First day back to work after my holiday and I am straight back into the fray – no quiet day catching up on e-mails and getting my head slowly back into work mode for me! On Monday I attended an ARA Section for Archives and Technology event on BornDigital Cataloguing and also had the opportunity to talk about some of our current work in this area.

It was great to see the event so well attended (the organisers had to find a bigger room due to the huge amount of interest!). This is clearly an important and interesting subject for many archives professionals and it was clear throughout the day that many of us are grappling with very similar issues. Here are some of the main points that I latched on to from the morning’s presentations:

  •  It is important to preserve the directory structure of digital files as submitted into the archive – even if you subsequently move the files into a different structure. This is the equivalent of original order and can give context to the files. End users of the digital archive should also have access to this information so it is included in the description within the Discovery interface (Anthea Seles, TNA).
  •  Users don’t really know what they want or need with regard to born digital material – it is too early to say and too new a field. We need to try and predict what they will require and also need to learn from our experiences as we go along (Anthea Seles, TNA).
  • “It’s all just stuff” – born digital archives should be treated the same as paper as far as possible (Chris Hilton, Wellcome Library).
  • Interesting case study from the Wellcome Library about how an archival management system (Calm) and a digital preservation system (Preservica) can work together. It is important to establish which data is duplicated between the 2 systems (there may be some overlap) and if this is the case, which is the master data and how the information is synchronised between systems. In this case study, digital data starts off in Preservica and overnight catalogue records are copied over into Calm. Calm then becomes the master for resource discovery metadata and any subsequent edits need to be made in Calm before syncing back to the digital archive (Chris Hilton, Wellcome Library).
  • Original order – in the Wellcome Library’s case study, the method the creator or donor used to store and order his digital files was different to the system of arrangement used for paper. Digital files were arranged chronologically but the paper archive was arranged according to themes. This results in a hybrid archive that is ordered or arranged inconsistently depending on the media and leaves the archivists with a decision to make (Victoria Sloyan, Wellcome Library).
  • Workflow is crucially important. It matters what happens when. Once data is ingested into a digital archive such as Preservica (I believe Archivematica is the same), it becomes difficult to remove individual items from the Archival Information Package. This becomes more of a problem when that information has also been replicated into an archival management system. Selection and Appraisal therefore needs to happen at an early stage in the workflow….and we also need to accept that our digital archives may not be perfect – we are unlikely to be able to weed out all redundant files on a first pass so we may end up with items in the digital archive that are not needed (Victoria Sloyan Wellcome Library).
  • Should we stop using the word cataloguing and instead talk about ‘enabling discovery’ – this is really what we are trying to do? We may end up moving away from the traditional archival catalogue (particularly for digital data) but we still need to ensure that we can enable our users to find the information they require. Digital collections may lead to alternative (less labour intensive) ways of enabling resource discovery (Jessica Womack and Rebecca Webster, Institute of Education).
  • We should be working with donors and depositors to get them to structure and label their data appropriately (and thus help with born digital cataloguing). It is very hard for archivists to deal with large quantities of digital data that has been created with little order or structure (Jessica Womack and Rebecca Webster, Institute of Education).
  • Digital is different to paper in that it requires more immediate action once it has been accepted into an archive and we need to ensure our processes, procedures and workflows can cope with this (Jessica Womack and Rebecca Webster, Institute of Education).

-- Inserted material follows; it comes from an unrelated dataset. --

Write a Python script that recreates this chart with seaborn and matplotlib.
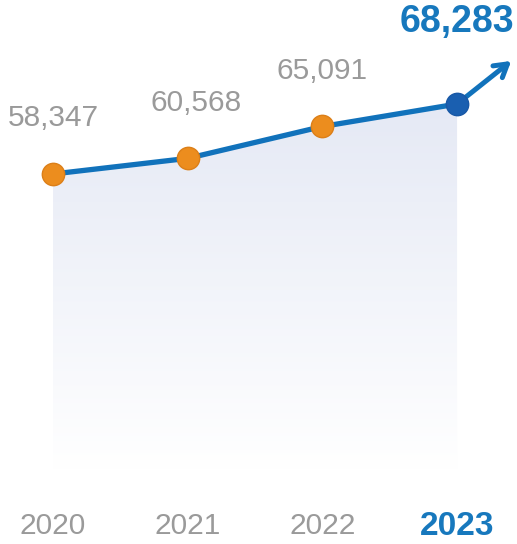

The last scheduled presentation of the morning was from me in which I gave a non-archivists perspective on born digital cataloguing. I'll try and summarise some of my points in a separate post later this week.

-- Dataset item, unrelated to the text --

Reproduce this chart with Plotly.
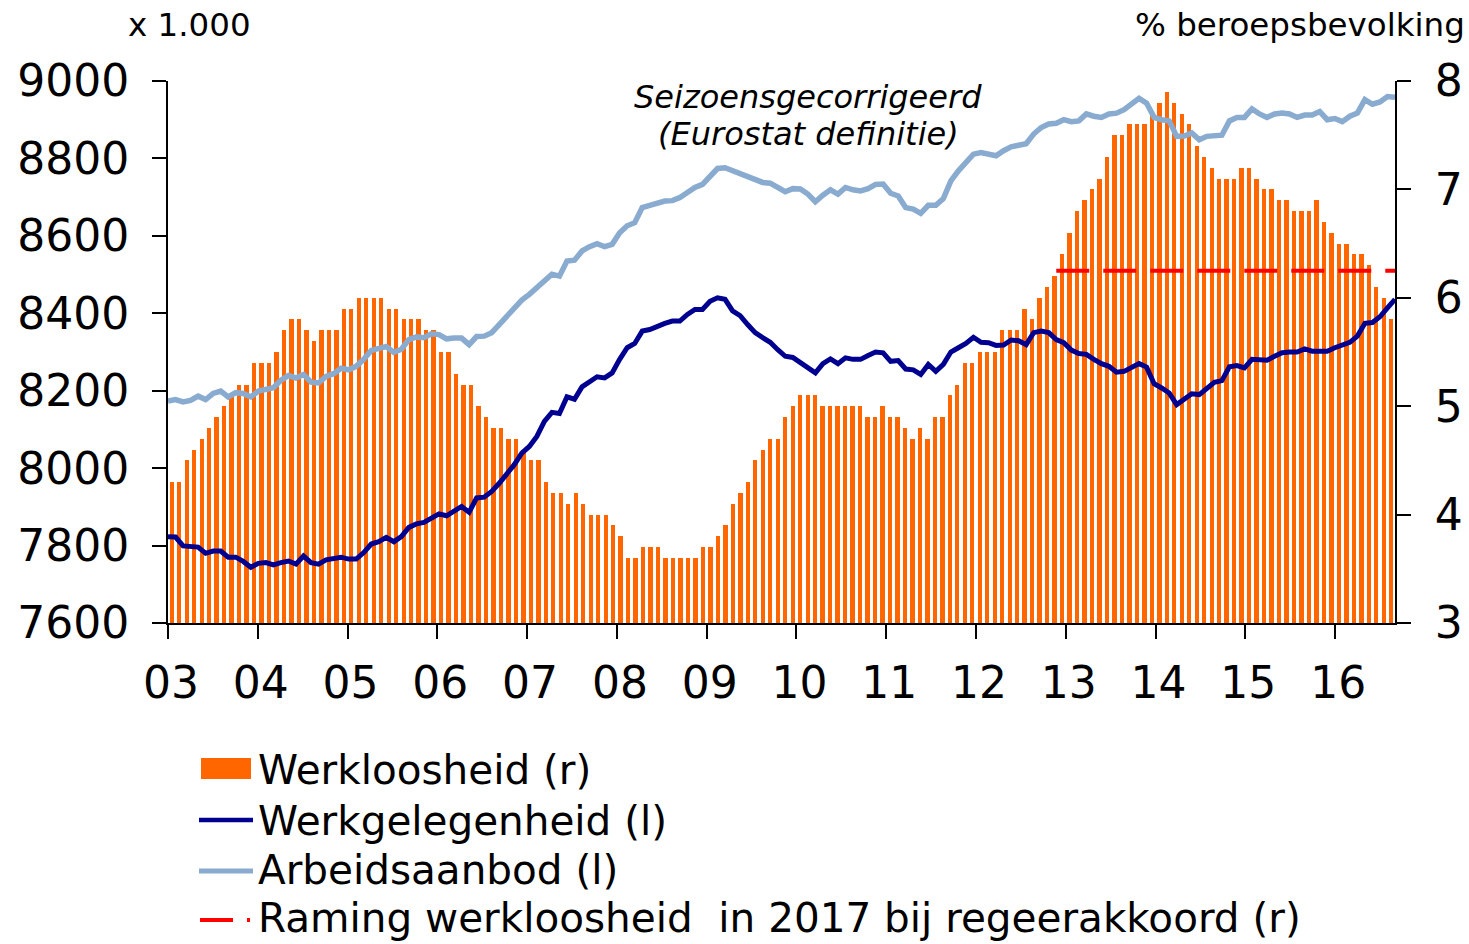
import numpy as np
import plotly.graph_objects as go

# ---------------- data (monthly, Jan 2003 - Aug 2016) ----------------
year_labels = ["03", "04", "05", "06", "07", "08", "09", "10", "11", "12", "13", "14", "15", "16"]

# Werkloosheid, % beroepsbevolking (right axis)
werkloosheid = [
    4.3, 4.3, 4.5, 4.6, 4.7, 4.8, 4.9, 5.0, 5.1, 5.2, 5.2, 5.4,
    5.4, 5.4, 5.5, 5.7, 5.8, 5.8, 5.7, 5.6, 5.7, 5.7, 5.7, 5.9,
    5.9, 6.0, 6.0, 6.0, 6.0, 5.9, 5.9, 5.8, 5.8, 5.8, 5.7, 5.7,
    5.5, 5.5, 5.3, 5.2, 5.2, 5.0, 4.9, 4.8, 4.8, 4.7, 4.7, 4.6,
    4.5, 4.5, 4.3, 4.2, 4.2, 4.1, 4.2, 4.1, 4.0, 4.0, 4.0, 3.9,
    3.8, 3.6, 3.6, 3.7, 3.7, 3.7, 3.6, 3.6, 3.6, 3.6, 3.6, 3.7,
    3.7, 3.8, 3.9, 4.1, 4.2, 4.3, 4.5, 4.6, 4.7, 4.7, 4.9, 5.0,
    5.1, 5.1, 5.1, 5.0, 5.0, 5.0, 5.0, 5.0, 5.0, 4.9, 4.9, 5.0,
    4.9, 4.9, 4.8, 4.7, 4.8, 4.7, 4.9, 4.9, 5.1, 5.2, 5.4, 5.4,
    5.5, 5.5, 5.5, 5.7, 5.7, 5.7, 5.9, 5.8, 6.0, 6.1, 6.2, 6.4,
    6.6, 6.8, 6.9, 7.0, 7.1, 7.3, 7.5, 7.5, 7.6, 7.6, 7.6, 7.7,
    7.8, 7.9, 7.8, 7.7, 7.6, 7.4, 7.3, 7.2, 7.1, 7.1, 7.1, 7.2,
    7.2, 7.1, 7.0, 7.0, 6.9, 6.9, 6.8, 6.8, 6.8, 6.9, 6.7, 6.6,
    6.5, 6.5, 6.4, 6.4, 6.3, 6.1, 6.0, 5.8,
]

# Werkgelegenheid, x 1.000 (left axis)
werkgelegenheid = [
    7823, 7822, 7799, 7796, 7796, 7780, 7786, 7786, 7770, 7770, 7759, 7744,
    7754, 7756, 7750, 7756, 7760, 7752, 7773, 7756, 7752, 7763, 7765, 7770,
    7765, 7765, 7782, 7804, 7810, 7821, 7810, 7823, 7847, 7856, 7860, 7871,
    7882, 7877, 7890, 7901, 7886, 7923, 7925, 7940, 7961, 7983, 8009, 8039,
    8056, 8082, 8121, 8144, 8141, 8184, 8178, 8210, 8222, 8236, 8233, 8246,
    8281, 8311, 8322, 8354, 8358, 8367, 8374, 8380, 8380, 8397, 8410, 8410,
    8431, 8440, 8436, 8406, 8394, 8371, 8350, 8337, 8325, 8306, 8289, 8286,
    8272, 8259, 8246, 8270, 8282, 8270, 8285, 8281, 8281, 8291, 8300, 8298,
    8276, 8278, 8256, 8254, 8242, 8268, 8250, 8268, 8300, 8311, 8322, 8338,
    8325, 8324, 8317, 8318, 8331, 8329, 8319, 8350, 8354, 8350, 8332, 8324,
    8305, 8296, 8294, 8281, 8270, 8263, 8248, 8250, 8259, 8270, 8261, 8218,
    8207, 8194, 8164, 8177, 8192, 8190, 8207, 8222, 8226, 8262, 8265, 8259,
    8281, 8281, 8279, 8289, 8298, 8300, 8300, 8308, 8302, 8302, 8302, 8311,
    8319, 8325, 8341, 8374, 8376, 8391, 8414, 8436,
]

# Arbeidsaanbod, x 1.000 (left axis)
arbeidsaanbod = [
    8173, 8177, 8171, 8175, 8186, 8177, 8193, 8199, 8184, 8195, 8193, 8184,
    8199, 8205, 8208, 8227, 8239, 8233, 8242, 8222, 8220, 8237, 8244, 8258,
    8254, 8263, 8281, 8304, 8309, 8314, 8299, 8307, 8332, 8339, 8337, 8347,
    8345, 8334, 8336, 8336, 8319, 8340, 8341, 8350, 8371, 8393, 8417, 8434,
    8449, 8466, 8483, 8501, 8496, 8535, 8537, 8561, 8572, 8580, 8572, 8578,
    8608, 8626, 8634, 8673, 8679, 8686, 8690, 8691, 8699, 8712, 8725, 8733,
    8755, 8774, 8776, 8768, 8763, 8755, 8746, 8738, 8736, 8725, 8714, 8722,
    8721, 8708, 8688, 8705, 8719, 8708, 8725, 8719, 8716, 8722, 8733, 8734,
    8710, 8703, 8673, 8669, 8658, 8679, 8679, 8696, 8742, 8768, 8791, 8811,
    8815, 8811, 8807, 8820, 8830, 8834, 8838, 8863, 8880, 8889, 8891, 8900,
    8895, 8897, 8915, 8909, 8906, 8915, 8917, 8926, 8940, 8955, 8943, 8906,
    8900, 8897, 8857, 8858, 8866, 8848, 8857, 8860, 8860, 8897, 8906, 8906,
    8928, 8915, 8906, 8915, 8917, 8915, 8906, 8912, 8912, 8921, 8900, 8903,
    8895, 8909, 8917, 8952, 8940, 8946, 8960, 8958,
]

# Raming werkloosheid in 2017 bij regeerakkoord (r): from Nov 2012 onward
raming_start = 118
raming_value = 6.25

# ---------------- positions ----------------
n = len(werkloosheid)
month_idx = np.arange(n)
bar_x = month_idx + 0.5                      # category centres
line_x = month_idx * n / (n - 1)             # lines span edge to edge
year_ticks = np.arange(0, n, 12)

ORANGE = "#FF6600"
NAVY = "#000090"
LIGHTBLUE = "#89ABCF"
RED = "#FF0000"
FONT = "DejaVu Sans"

fig = go.Figure()

fig.add_trace(go.Bar(
    x=bar_x, y=werkloosheid, width=0.58,
    marker=dict(color=ORANGE, line=dict(width=0)),
    name="Werkloosheid (r)", yaxis="y",
))

raming_x = line_x[raming_start:]
fig.add_trace(go.Scatter(
    x=raming_x, y=[raming_value] * len(raming_x), mode="lines",
    line=dict(color=RED, width=4, dash="33px,14px"),
    name="Raming werkloosheid  in 2017 bij regeerakkoord (r)", yaxis="y",
))

fig.add_trace(go.Scatter(
    x=line_x, y=arbeidsaanbod, mode="lines",
    line=dict(color=LIGHTBLUE, width=5.5),
    name="Arbeidsaanbod (l)", yaxis="y2",
))
fig.add_trace(go.Scatter(
    x=line_x, y=werkgelegenheid, mode="lines",
    line=dict(color=NAVY, width=5),
    name="Werkgelegenheid (l)", yaxis="y2",
))

axis_common = dict(
    showgrid=False, zeroline=False, showline=True, linecolor="black", linewidth=2,
    ticks="outside", ticklen=14, tickwidth=2, tickcolor="black", automargin=False,
    tickfont=dict(family=FONT, size=44, color="black"),
)

fig.update_layout(
    width=1469, height=944,
    margin=dict(l=168, r=74, t=81, b=321),
    paper_bgcolor="white", plot_bgcolor="white",
    showlegend=False, bargap=0,
    font=dict(family=FONT, color="black"),
    xaxis=dict(range=[0, n], tickvals=year_ticks, ticktext=year_labels,
               ticklabelstandoff=6, ticklabelshift=3, **axis_common),
    yaxis=dict(range=[3, 8], side="right", tickvals=[3, 4, 5, 6, 7, 8],
               ticklabelstandoff=15, **axis_common),
    yaxis2=dict(range=[7600, 9000], side="left", overlaying="y",
                tickvals=list(range(7600, 9001, 200)),
                ticklabelstandoff=14, **axis_common),
)

# ---------- helper: pixel -> paper coordinates ----------
PL, PW, PB, PH = 168, 1469 - 168 - 74, 944 - 321, 944 - 81 - 321
def px(x):
    return (x - PL) / PW
def py(y):
    return (PB - y) / PH

small = dict(family=FONT, size=32.5, color="black")
fig.add_annotation(text="x 1.000", xref="paper", yref="paper", x=px(126), y=py(25),
                   xanchor="left", yanchor="middle", showarrow=False, font=small)
fig.add_annotation(text="% beroepsbevolking", xref="paper", yref="paper", x=px(1467), y=py(25),
                   xanchor="right", yanchor="middle", showarrow=False, font=small)
ital = dict(family=FONT, size=32, color="black", style="italic")
fig.add_annotation(text="Seizoensgecorrigeerd", xref="paper", yref="paper", x=px(808), y=py(97),
                   xanchor="center", yanchor="middle", showarrow=False, font=ital)
fig.add_annotation(text="(Eurostat definitie)", xref="paper", yref="paper", x=px(808), y=py(134),
                   xanchor="center", yanchor="middle", showarrow=False, font=ital)

# ---------- legend (drawn manually to match symbol sizes) ----------
leg_font = dict(family=FONT, size=40.5, color="black")
legend_items = [
    ("Werkloosheid (r)", 770),
    ("Werkgelegenheid (l)", 821),
    ("Arbeidsaanbod (l)", 870),
    ("Raming werkloosheid\u00a0 in 2017 bij regeerakkoord (r)", 918),
]
for label, yc in legend_items:
    fig.add_annotation(text=label, xref="paper", yref="paper", x=px(256), y=py(yc),
                       xanchor="left", yanchor="middle", showarrow=False, font=leg_font)

fig.add_shape(type="rect", xref="paper", yref="paper", x0=px(201), x1=px(251),
              y0=py(779), y1=py(758), fillcolor=ORANGE, line=dict(width=0))
fig.add_shape(type="line", xref="paper", yref="paper", x0=px(199), x1=px(253),
              y0=py(820), y1=py(820), line=dict(color=NAVY, width=4.5))
fig.add_shape(type="line", xref="paper", yref="paper", x0=px(199), x1=px(253),
              y0=py(871), y1=py(871), line=dict(color=LIGHTBLUE, width=5))
fig.add_shape(type="line", xref="paper", yref="paper", x0=px(200), x1=px(250),
              y0=py(920), y1=py(920), line=dict(color=RED, width=4, dash="33px,14px"))

fig.write_html("out.html", config={"displayModeBar": False},
               post_script="document.body.style.margin='0';")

And here are some of the main messages I took away from the day as a whole:

  • Try things out – it is better to do something now than to wait until we have a perfect solution. This is the best way of learning what works and what doesn't.
  • Accept that the solutions you put in place may be temporary. We are all learning, and born digital cataloguing is not a solved problem (particularly with regard to hybrid archives).
  • Be honest about failures as well as successes – others can learn as much from finding out what didn't work and why as they can from finding out what did.
  • Think about which approaches are scalable in the longer term. Digital archives are going to increase in size and volume and we need to explore different ways of enabling discovery.

Despite the fact that there were more problems than solutions highlighted during the course of the day, it was comforting (as always) to discover that we are not alone!